At sunset we heaved the anchor and steamed for Apia. Our course was still in a north-easterly direction and so continued for three hundred and forty-five miles, when we attained the Samoan or Navigator group. This last name was given by their discoverer, Bougainville, who christened them thus out of compliment to the dexterity of the natives, whom he found sailing their canoes far out at sea.

The group consists of ten inhabited islands, of which the principal are Savaai, Upolu, Tutuila, Manu'a Olosenga, Ofu, Manono, and Apolima. Upolu--Stevenson's Island--although not the largest, is by far the most important. It is forty miles long and ten broad. We passed along the eastern end, coasting along two lovely rocky islets covered with vegetation of the most varied green.

The capital of Upoli is Apia, and this town gives its name to the bay.

The Bay of Apia is crescent-shaped, having the point of Mulinuu for the western, and the point of Matatu for the eastern, tip of the horn. Although the coral reef stretches from tip to tip, there is, in the very middle, a natural gap in the submarine coral wall, deep enough and broad enough to give passage even to a man-of-war.

We cast anchor at daylight, and as I looked over the side of the steamer a sense of familiarity pervaded the landscape, possibly to be accounted for by the fact that the slender, feathery palms had ceased to be distinctive features; not that palms were lacking, but that their long, straight stems were crowded out by a dense growth of other trees. In one of his letters Stevenson himself comments on this, and implies that this "home likeness" formed one of the attractions which drew him to Upolu.

The little town of Apia nestles at the foot of a peaked and forest-clad mountain; indeed the whole of the shore, which is everywhere green and level, is overshadowed by inland mountain tops.

At last I had attained the goal of my pilgrimage; at last I was within hail of that lonely plateau, where all that was mortal of Robert Louis Stevenson was laid to rest some eight years ago.

I looked shoreward with eyes full of reverence and wonder. This island with its wooded peak was the "surfy palm-built bubble" of Gosse's wonderful poem. The rhythm of the words made music in my brain.

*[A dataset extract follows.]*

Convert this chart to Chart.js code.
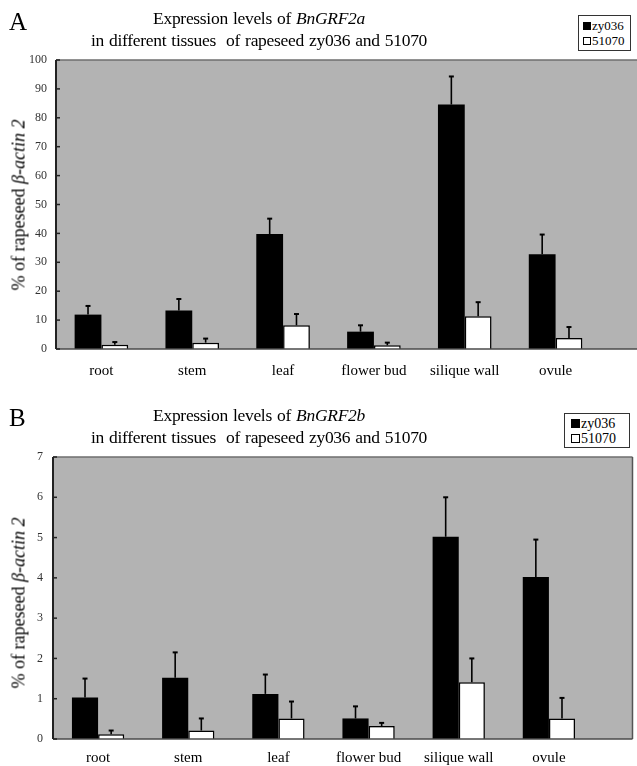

"Now the skies are pure above you, Tusitala, Feathered trees bow down before you, Perfumed winds from shining waters Stir the sanguine-leaved hibiscus, That your kingdom's dusk-eyed daughters Weave about their shining tresses, Dew-fed guavas drop their viscous Honey at the sun's caresses, Where eternal summer blesses Your ethereal musky highlands." "You are circled, as by magic, In a surfy palm-built bubble, Tusitala. Fate hath chosen, but the choice is Half delectable, half tragic, For we hear you speak like Moses, And we greet you back enchanted, But reply's no sooner granted Than the rifted cloud-land closes."

This poem, which forms the dedication to _Russet and Silver_, was received by Stevenson only a few days before his death. The fact that he had barely read it ere the "rifted cloud-land" did indeed close upon him imparts an almost prophetic significance to the last two lines.